Via The Wooden Spoon:
At the Times Literary Supplement, David Hawkes reviews Russell A. Berman’s Fiction Sets You Free, a capitalist dialectical materialist critique of literature. "Like the most doctrinaire dialectical materialist, he insists that cultural trends are epiphenomenal reflections of economic interests. Anti-Americanism is really anti-capitalism, and in Fiction Sets You Free, Berman suggests that anti-capitalism is the true source of an intellectual anti-humanism which opposes imagination, enterprise, even literature itself." It's painful just to see the book reviewed, but I expect these kinds of theories to start popping up all over.
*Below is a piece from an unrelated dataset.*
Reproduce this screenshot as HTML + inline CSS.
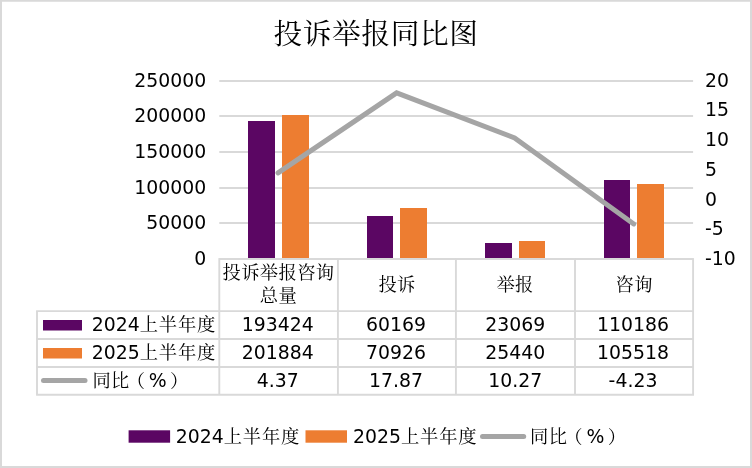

Berman apparently tries to cite Theodore Adorno as a predecessor of pro-capitalist literary theory. This is insane. It's like Ayn Rand citing Lenin as a great influence. The inmates are loose! Release the hounds!


Readers Comments
A capitalist dialectical materialist critique of literature? Sounds wonderful. Hopefully one can expect this will be extended to a capitalist dialectical materialist critique of Dutch Renaissance painting. I struggle to see how anyone could read and enjoy a book in anything like its fullness without interpreting it in such terms. How simple life would be if instead of being so messily complex, we were all simply elements within mathematical, economic theories.
The debased mind can but see life on its own miserably narrow terms.